Thompson grew up on a pig farm in Illinois and moved to Austin in 2000, where she started her career in hair, which she always considered an artform, even if her creations didn’t last for long. Several years before the pandemic, one of her hair clients had bought a chain stitch machine and kept talking about it, so Thompson found her own machine, a 1932 Singer, to try it out. “Anything I can do with my hands, I want to learn how to do,” she says. “That’s how I’ve always been.”

Thompson has long been a maker but learning how to use the nearly 90-year-old machine was like learning a musical instrument. It took Thompson “a good four months to get OK and then another year to get decent,” she says, adding that she was spending 20 to 30 hours a week developing her skills on the machine.

After moving in 2017 to Lockhart, about 30 miles south of Austin on US 183, Thompson continued to commute to the capital city several days a week for her hair clients. When the COVID lockdown started, however, she stopped going to the salon altogether and spent all her time on the machine. “All I was doing was chain stitching,” she says. “It was all I wanted to do.”
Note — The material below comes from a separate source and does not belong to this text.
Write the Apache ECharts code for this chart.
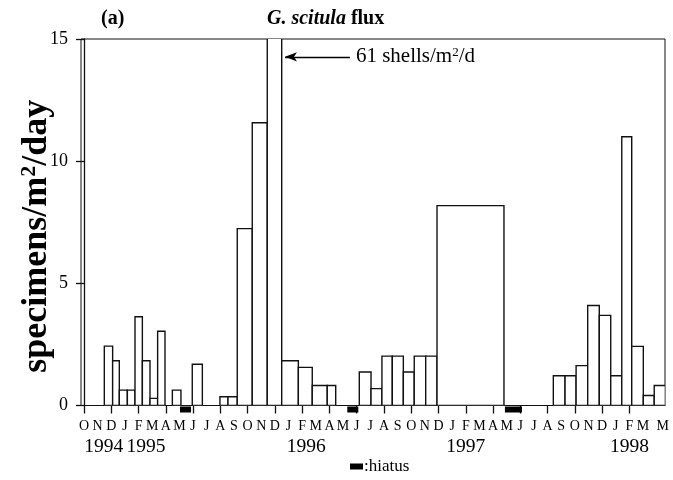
<!DOCTYPE html>
<html lang="en">
<head>
	<meta charset="UTF-8">
	<title>G. scitula flux</title>
	<style>
       html, body { margin: 0; padding: 0; background: #fff; }
       #chart_box { width: 673px; height: 480px; }
	</style>
	<script type="text/javascript" src="https://cdn.jsdelivr.net/npm/echarts@6/dist/echarts.min.js"></script>
</head>
<body>
	<div id="chart_box"></div>

	<script type="text/javascript">
      // x values are months counted from Oct 1994 (0 = O tick)
      var barStart = [1.49, 2.10, 2.59, 3.18, 3.74, 4.28, 4.84, 5.40, 6.48, 7.94,
                      9.97, 10.56, 11.24, 12.34, 13.44, 14.50, 15.72, 16.74, 17.84,
                      20.19, 21.05, 21.85, 22.61, 23.42, 24.22, 25.06, 25.89,
                      34.42, 35.28, 36.09, 36.94, 37.79, 38.63, 39.44, 40.17, 41.02, 41.82];
      var barEnd   = [2.10, 2.59, 3.18, 3.74, 4.28, 4.84, 5.40, 5.94, 7.11, 8.68,
                      10.56, 11.24, 12.34, 13.44, 14.50, 15.72, 16.74, 17.84, 18.46,
                      21.05, 21.85, 22.61, 23.42, 24.22, 25.06, 25.89, 30.80,
                      35.28, 36.09, 36.94, 37.79, 38.63, 39.44, 40.17, 41.02, 41.82, 42.64];
      var flux     = [2.43, 1.83, 0.63, 0.63, 3.63, 1.83, 0.29, 3.04, 0.63, 1.69,
                      0.36, 0.36, 7.24, 11.57, 61, 1.83, 1.56, 0.82, 0.82,
                      1.37, 0.69, 2.02, 2.02, 1.37, 2.02, 2.02, 8.18,
                      1.22, 1.22, 1.63, 4.09, 3.69, 1.22, 11.0, 2.42, 0.41, 0.82];

      var hiatusStart = [7.04, 19.31, 30.87];
      var hiatusEnd   = [7.85, 20.12, 32.12];

      var monthLetters = ['J', 'F', 'M', 'A', 'M', 'J', 'J', 'A', 'S', 'O', 'N', 'D'];
      var monthCount = 44;            // Oct 1994 .. May 1998
      var yearLabels = ['1994', '1995', '1996', '1997', '1998'];
      var yearPos    = [1.45, 4.55, 16.3, 28, 40];
      var yTicks     = [0, 5, 10, 15];

      var xMin = -0.22, xMax = 42.61;
      var serif = '"Liberation Serif", "Times New Roman", serif';

      var monthVals = [], monthText = {};
      for (var m = 0; m < monthCount; m++) {
          var v = Math.min(m, 42.45);
          monthVals.push(v);
          monthText[v] = monthLetters[(m + 9) % 12];
      }
      var tickVals = [];
      for (var t = 0; t < monthCount - 1; t += 2) tickVals.push(t);

      var barData = [], hiatusData = [];
      for (var i = 0; i < flux.length; i++) barData.push([barStart[i], barEnd[i], flux[i]]);
      for (var j = 0; j < hiatusStart.length; j++) hiatusData.push([hiatusStart[j], hiatusEnd[j], 0]);

      var chart = echarts.init(document.getElementById('chart_box'));

      var option = {
          animation: false,
          title: [
              { text: '(a)', left: 96, top: 4,
                textStyle: { fontFamily: serif, fontWeight: 'bold', fontSize: 20, color: '#000' } },
              { text: '{i|G. scitula} {b|flux}', left: 262, top: 4,
                textStyle: {
                    rich: {
                        i: { fontFamily: serif, fontWeight: 'bold', fontStyle: 'italic', fontSize: 20, color: '#000' },
                        b: { fontFamily: serif, fontWeight: 'bold', fontSize: 20, color: '#000' }
                    }
                } }
          ],
          legend: {
              data: ['hiatus'],
              left: 345, top: 453,
              icon: 'rect', itemWidth: 13, itemHeight: 6,
              formatter: function () { return ':hiatus'; },
              textStyle: { fontFamily: serif, fontSize: 17, color: '#000', padding: [0, 0, 0, -4] }
          },
          grid: { left: 81, right: 8, top: 39, bottom: 74.5, outerBoundsMode: 'none',
                  show: true, borderColor: '#111', borderWidth: 1 },
          xAxis: [
              {
                  type: 'value', min: xMin, max: xMax,
                  splitLine: { show: false },
                  axisLine: { lineStyle: { color: '#111', width: 1 } },
                  axisTick: { show: true, customValues: tickVals, length: 8, inside: false,
                              lineStyle: { color: '#111', width: 1.3 } },
                  axisLabel: { customValues: monthVals, margin: 14, showMaxLabel: true, hideOverlap: false,
                               fontFamily: serif, fontSize: 14, color: '#000',
                               formatter: function (v) { return monthText[v] || ''; } }
              },
              {
                  type: 'value', min: xMin, max: xMax, position: 'bottom',
                  splitLine: { show: false }, axisLine: { show: false }, axisTick: { show: false },
                  axisLabel: { customValues: yearPos, margin: 31,
                               fontFamily: serif, fontSize: 19.5, color: '#000',
                               formatter: function (v) { return yearLabels[yearPos.indexOf(v)] || ''; } }
              }
          ],
          yAxis: {
              type: 'value', min: 0, max: 15, interval: 5,
              name: '{a|specimens/m}{s|2}{a|/day}',
              nameLocation: 'middle', nameGap: 25, nameRotate: 90, nameMoveOverlap: false,
              nameTextStyle: {
                  padding: [0, 28, 0, 0],
                  rich: {
                      a: { fontFamily: serif, fontWeight: 'bold', fontSize: 36, color: '#000', lineHeight: 38 },
                      s: { fontFamily: serif, fontWeight: 'bold', fontSize: 22, color: '#000', lineHeight: 38,
                           verticalAlign: 'top', padding: [0, 0, 10, 0] }
                  }
              },
              splitLine: { show: false },
              axisLine: { show: true, lineStyle: { color: '#111', width: 1.3 } },
              axisTick: { show: true, length: 8, lineStyle: { color: '#111', width: 1.3 } },
              axisLabel: { fontFamily: serif, fontSize: 18, color: '#000', margin: 13,
                           formatter: function (v) { return yTicks.indexOf(v) >= 0 ? String(v) : ''; } }
          },
          series: [
              {
                  name: 'flux', type: 'custom', clip: true,
                  encode: { x: [0, 1], y: 2 },
                  data: barData,
                  renderItem: function (params, api) {
                      var p0 = api.coord([api.value(0), 0]);
                      var p1 = api.coord([api.value(1), api.value(2)]);
                      return {
                          type: 'rect',
                          shape: { x: p0[0], y: p1[1], width: p1[0] - p0[0], height: p0[1] - p1[1] },
                          style: { fill: '#fff', stroke: '#111', lineWidth: 1.4 }
                      };
                  },
                  markLine: {
                      silent: true,
                      symbol: ['arrow', 'none'], symbolSize: [7, 12],
                      lineStyle: { color: '#000', width: 1.3, type: 'solid' },
                      label: { show: true, position: 'end', distance: 6,
                               formatter: '{t|61 shells/m}{u|2}{t|/d}',
                               rich: {
                                   t: { fontFamily: serif, fontSize: 21, color: '#000', lineHeight: 22 },
                                   u: { fontFamily: serif, fontSize: 13, color: '#000', lineHeight: 22,
                                        verticalAlign: 'top', padding: [0, 0, 6, 0] }
                               } },
                      data: [[{ coord: [14.74, 14.27] }, { coord: [19.5, 14.27] }]]
                  }
              },
              {
                  name: 'hiatus', type: 'custom', clip: false,
                  itemStyle: { color: '#000' },
                  encode: { x: [0, 1], y: 2 },
                  data: hiatusData,
                  renderItem: function (params, api) {
                      var p0 = api.coord([api.value(0), 0]);
                      var p1 = api.coord([api.value(1), 0]);
                      return {
                          type: 'rect',
                          shape: { x: p0[0], y: p0[1] + 1, width: p1[0] - p0[0], height: 6 },
                          style: { fill: '#000' }
                      };
                  }
              }
          ]
      };
      chart.setOption(option);
	</script>
</body>
</html>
Chain stitching, as a hand embroidery stitch, has been around for centuries, but it wasn’t until the late 1800s that the first chain stitching machines allowed seamstresses to quickly add names to workwear and, later, designs on heavy fabrics used to make suits, jackets, and vests.

By the 1960s, famed Western wear designers Nudie Cohn and Viola Grae were adding elaborate chain stitch designs to flashy suits worn by everyone from Elvis to Gram Parsons.
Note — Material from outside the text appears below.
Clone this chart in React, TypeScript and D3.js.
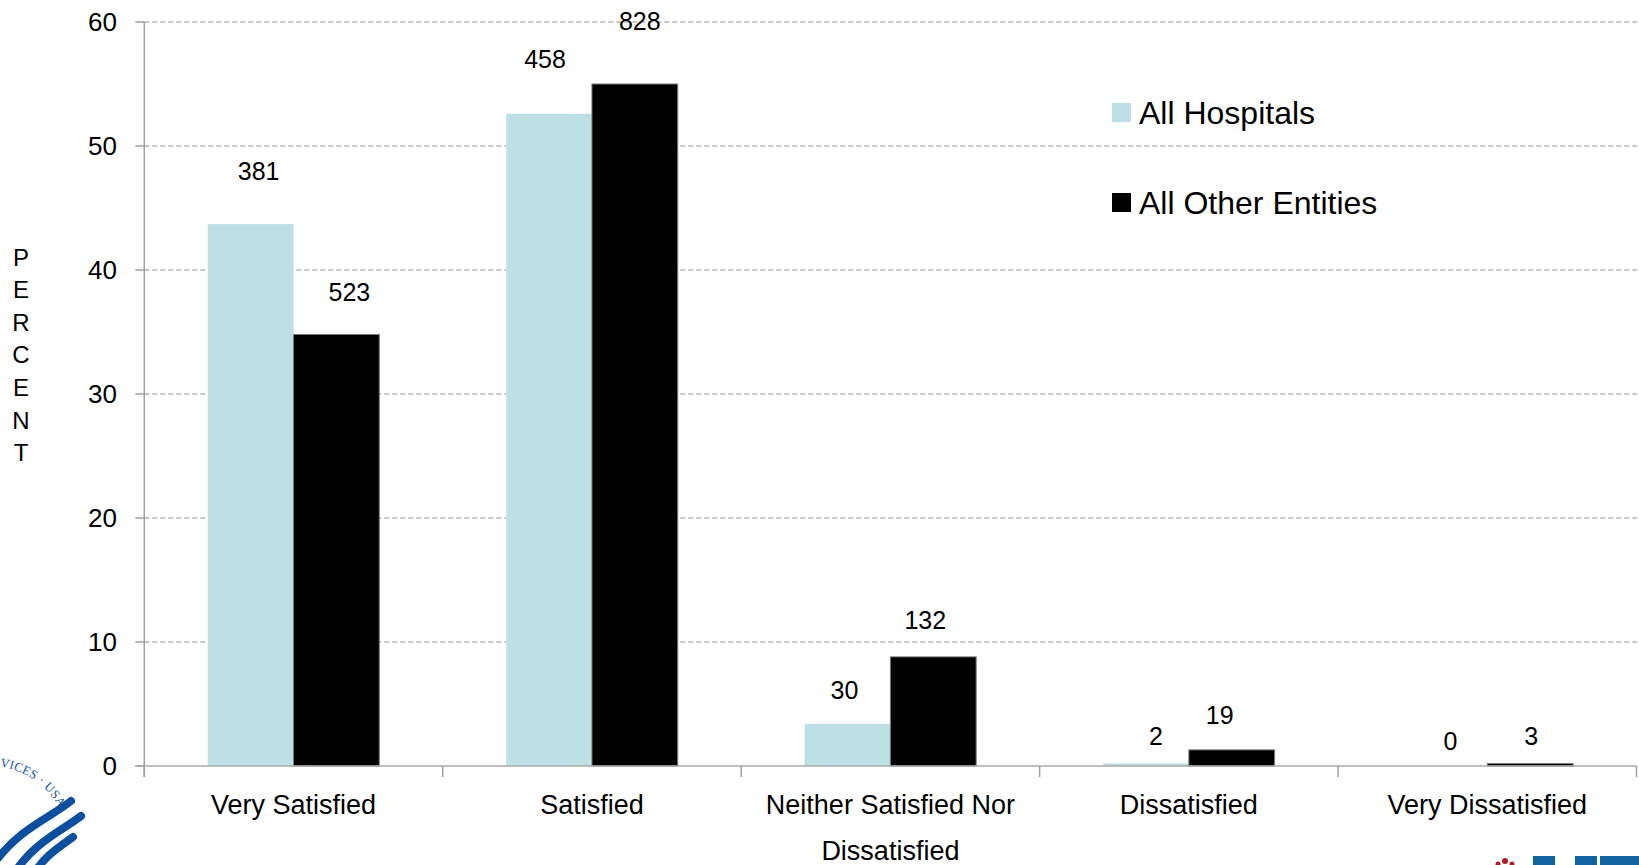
import React from "react";
import * as d3 from "d3";

// Satisfaction survey: share of respondents (percent) by response, with counts shown as labels
const categories = [
  "Very Satisfied",
  "Satisfied",
  "Neither Satisfied Nor|Dissatisfied",
  "Dissatisfied",
  "Very Dissatisfied",
];
const seriesNames = ["All Hospitals", "All Other Entities"];
const hospitalsPct = [43.7, 52.6, 3.4, 0.2, 0];
const otherPct = [34.8, 55.0, 8.8, 1.3, 0.2];
const hospitalsCount = [381, 458, 30, 2, 0];
const otherCount = [523, 828, 132, 19, 3];
const yTicks = [0, 10, 20, 30, 40, 50, 60];

// hand-placed label nudges (dx from bar centre, lift above bar top), px
const labelNudge = [
  [[8, 53], [13, 42]],
  [[-4, 55], [5, 63]],
  [[-3, 34], [-8, 37]],
  [[10, 28], [-12, 35]],
  [[6, 25], [1, 28]],
];

const W = 1639;
const H = 865;
const left = 144.3;
const right = 1636.5;
const top = 22;
const bottom = 766;
const FONT = "'Liberation Sans', Arial, sans-serif";
const colors = ["#bce0e3", "#000000"];

export default function App() {
  const x = d3.scaleBand<string>().domain(categories).range([left, right]).paddingInner(0).paddingOuter(0);
  const xi = d3.scaleBand<string>().domain(seriesNames).range([0, x.bandwidth()]).paddingInner(0).paddingOuter(0.74);
  const y = d3.scaleLinear().domain([0, 60]).range([bottom, top]);
  const values = [hospitalsPct, otherPct];
  const counts = [hospitalsCount, otherCount];
  const boundaries = categories.map((c) => x(c) as number).concat([right]);

  // seal arc: centre and baseline radius
  const sx = -10;
  const sy = 844;
  const sr = 78;

  return (
    <svg
      width={W}
      height={H}
      viewBox={`0 0 ${W} ${H}`}
      style={{ position: "absolute", left: 0, top: 0, display: "block", background: "#fff" }}
      fontFamily={FONT}
    >
      <rect x={0} y={0} width={W} height={H} fill="#fff" />

      {/* gridlines */}
      {yTicks.filter((t) => t > 0).map((t) => (
        <line key={"g" + t} x1={left} x2={W} y1={y(t)} y2={y(t)} stroke="#8f8f8f" strokeWidth={1} strokeDasharray="5,3" />
      ))}

      {/* bars */}
      {categories.map((c, ci) =>
        seriesNames.map((s, si) => {
          const v = values[si][ci];
          const bx = (x(c) as number) + (xi(s) as number);
          const by = y(v);
          const h = bottom - by;
          return (
            <rect
              key={c + s}
              x={bx}
              y={by}
              width={xi.bandwidth()}
              height={Math.max(h, 0)}
              fill={colors[si]}
              stroke={si === 1 ? "#7a7a7a" : "none"}
              strokeWidth={si === 1 ? 1 : 0}
            />
          );
        })
      )}

      {/* y axis */}
      <line x1={left} x2={left} y1={top} y2={bottom + 11} stroke="#a0a0a0" strokeWidth={1.5} />
      {yTicks.map((t) => (
        <g key={"yt" + t}>
          <line x1={left - 9} x2={left} y1={y(t)} y2={y(t)} stroke="#a0a0a0" strokeWidth={1.5} />
          <text x={117} y={y(t)} textAnchor="end" dominantBaseline="central" fontSize={26} fill="#000">
            {t}
          </text>
        </g>
      ))}

      {/* x axis */}
      <line x1={left - 9} x2={right} y1={bottom} y2={bottom} stroke="#a8a8a8" strokeWidth={1.5} />
      {boundaries.map((bx, i) => (
        <line key={"xt" + i} x1={bx} x2={bx} y1={bottom} y2={bottom + 11} stroke="#a0a0a0" strokeWidth={1.5} />
      ))}
      {categories.map((c) => {
        const lines = c.split("|");
        const cx = (x(c) as number) + x.bandwidth() / 2;
        return (
          <text key={"cl" + c} x={cx} textAnchor="middle" fontSize={27} fill="#000">
            {lines.map((ln, i) => (
              <tspan key={i} x={cx} y={805 + i * 46} dominantBaseline="central">
                {ln}
              </tspan>
            ))}
          </text>
        );
      })}

      {/* count labels */}
      {categories.map((c, ci) =>
        seriesNames.map((s, si) => {
          const v = values[si][ci];
          const cx = (x(c) as number) + (xi(s) as number) + xi.bandwidth() / 2;
          const [dx, lift] = labelNudge[ci][si];
          return (
            <text
              key={"lb" + c + s}
              x={cx + dx}
              y={y(v) - lift}
              textAnchor="middle"
              dominantBaseline="central"
              fontSize={25}
              fill="#000"
            >
              {counts[si][ci]}
            </text>
          );
        })
      )}

      {/* axis title */}
      <text fontSize={24} fill="#000" textAnchor="middle">
        {"PERCENT".split("").map((ch, i) => (
          <tspan key={i} x={21} y={257 + i * 32.6} dominantBaseline="central">
            {ch}
          </tspan>
        ))}
      </text>

      {/* legend */}
      {seriesNames.map((s, i) => (
        <g key={"lg" + s} transform={`translate(1112, ${103 + i * 90})`}>
          <rect x={0} y={0} width={19} height={19} fill={colors[i]} />
          <text x={27} y={10} dominantBaseline="central" fontSize={32} fill="#000">
            {s}
          </text>
        </g>
      ))}

      {/* department seal, lower-left corner */}
      <defs>
        <path id="sealArc" d={`M ${sx - sr} ${sy} A ${sr} ${sr} 0 0 1 ${sx + sr} ${sy}`} />
      </defs>
      <text fontFamily="'Liberation Serif', 'DejaVu Serif', serif" fontSize={12.5} fill="#1452a3" letterSpacing={0.3}>
        <textPath href="#sealArc" startOffset="54%">
          VICES · USA
        </textPath>
      </text>
      <g fill="none" stroke="#0d4f9f" strokeWidth={8} strokeLinecap="round">
        <path d="M 71 801 C 50 818, 20 828, -5 862" />
        <path d="M 81 816 C 60 832, 35 842, 15 872" />
        <path d="M 73 837 C 58 848, 45 856, 35 872" />
      </g>

      {/* partner logo, lower-right corner */}
      <g fill="#b01e23">
        <circle cx={1505} cy={861} r={3} />
        <circle cx={1498} cy={864} r={2.5} />
        <circle cx={1512} cy={864} r={2.5} />
      </g>
      <g fill="#11639f">
        <rect x={1533} y={856} width={22} height={10} />
        <rect x={1575} y={856} width={22} height={10} />
        <rect x={1600} y={856} width={39} height={10} />
      </g>
    </svg>
  );
}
Sara Thompson uses desert and other Southwest motifs in her designs for Circa 1975 Chainstitch. Photo courtesy Sara Thompson/Circa 1975 Chainstitch

Cohn’s “Nudie suits” sparked a chain stitch craze that lasted into the 1980s, but the machines fell out of favor until a recent revival by artists like Austin-based Fort Lonesome and Thompson, whose designs are often inspired by the vast landscapes of West Texas—cacti, roadrunners, sunsets over the mountains. “I didn’t set out to have a certain aesthetic, but I like it with the nature vibe, and I’m personally drawn to anything that’s desert,” Thompson says.
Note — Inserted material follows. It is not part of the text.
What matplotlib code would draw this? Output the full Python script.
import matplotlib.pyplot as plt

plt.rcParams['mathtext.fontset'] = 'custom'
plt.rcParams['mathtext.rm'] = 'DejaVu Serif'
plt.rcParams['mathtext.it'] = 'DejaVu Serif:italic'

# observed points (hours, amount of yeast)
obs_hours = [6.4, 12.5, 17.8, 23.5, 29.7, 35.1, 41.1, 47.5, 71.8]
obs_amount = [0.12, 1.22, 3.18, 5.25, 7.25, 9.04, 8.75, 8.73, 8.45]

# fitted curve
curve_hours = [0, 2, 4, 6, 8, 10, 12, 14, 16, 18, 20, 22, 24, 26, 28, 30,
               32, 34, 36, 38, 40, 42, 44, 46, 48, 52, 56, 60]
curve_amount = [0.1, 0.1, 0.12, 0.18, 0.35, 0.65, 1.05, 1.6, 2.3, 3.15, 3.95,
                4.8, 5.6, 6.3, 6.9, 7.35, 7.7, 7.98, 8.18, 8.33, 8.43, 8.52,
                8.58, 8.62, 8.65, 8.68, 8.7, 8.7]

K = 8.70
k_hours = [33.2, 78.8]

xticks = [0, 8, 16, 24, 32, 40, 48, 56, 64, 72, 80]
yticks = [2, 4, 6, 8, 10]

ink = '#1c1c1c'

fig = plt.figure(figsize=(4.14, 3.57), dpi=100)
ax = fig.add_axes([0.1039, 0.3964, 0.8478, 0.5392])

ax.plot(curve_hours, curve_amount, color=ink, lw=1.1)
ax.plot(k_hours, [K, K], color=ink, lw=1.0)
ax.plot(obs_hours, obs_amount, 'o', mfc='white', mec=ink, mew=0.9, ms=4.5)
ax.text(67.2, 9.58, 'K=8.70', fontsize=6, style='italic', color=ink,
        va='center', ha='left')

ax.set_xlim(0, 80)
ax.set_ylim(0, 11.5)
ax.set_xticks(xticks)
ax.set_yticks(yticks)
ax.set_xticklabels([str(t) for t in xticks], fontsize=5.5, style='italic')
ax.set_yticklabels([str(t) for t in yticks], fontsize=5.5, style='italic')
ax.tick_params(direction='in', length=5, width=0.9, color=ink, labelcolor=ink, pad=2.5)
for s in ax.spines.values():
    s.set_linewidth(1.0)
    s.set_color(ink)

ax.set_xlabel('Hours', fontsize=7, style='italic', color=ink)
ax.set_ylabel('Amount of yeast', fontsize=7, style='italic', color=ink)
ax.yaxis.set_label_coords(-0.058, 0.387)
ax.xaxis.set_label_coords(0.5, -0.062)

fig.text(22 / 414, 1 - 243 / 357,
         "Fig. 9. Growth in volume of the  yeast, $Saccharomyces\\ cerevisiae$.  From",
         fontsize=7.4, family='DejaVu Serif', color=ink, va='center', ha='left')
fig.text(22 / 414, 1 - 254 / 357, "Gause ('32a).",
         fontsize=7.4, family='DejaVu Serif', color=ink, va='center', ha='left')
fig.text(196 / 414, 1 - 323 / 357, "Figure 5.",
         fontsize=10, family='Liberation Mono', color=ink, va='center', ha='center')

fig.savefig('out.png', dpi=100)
She’s also influenced by her years working on hair. “I mainly did short haircuts, and the foundation of doing short haircuts was looking at it more like architecture, not just cutting hair,” she explains. “You create strong shapes with strong lines, so I use a lot of that in the designs that I do.”

Circa 1975 has already grown into a bigger endeavor than Thompson could ever have imagined. She recently had to move out of the living room where it all started and into a spare bedroom that is now her studio just to keep up with the online orders. Thompson is always working on several pieces at a time. Some, she can finish in a few hours; others can take weeks. She also sells at Webb’s Fair & Square in Fort Davis out in West Texas and at pop-up markets around Central Texas, as well as the first weekend of the upcoming Austin Studio Tour (Nov. 4-5) and at Preacher Gallery in Austin on Nov. 18-19.

And although she sells completed pieces through her Etsy page, many customers send her their favorite jacket or shirt that they already know fits exactly to their body. She believes her years listening to clients in the salon makes her particularly good at hearing what people are asking for in her studio. (“I have this level of communication with people that’s rare,” she says. “There’s no question about what they are asking for.”) By adding one of her bright, bold designs, that piece of clothing isn’t just something they’ll wear, it’s something they’ll keep.

Such a situation occurred ahead of a recent Stevie Nicks concert in Austin. Thompson got an order from a woman to make custom jackets for four of her grandkids. “They are going to make memories in those jackets and hopefully hold onto them forever,” Thompson says. “It’s neat to think about these things outlasting me.”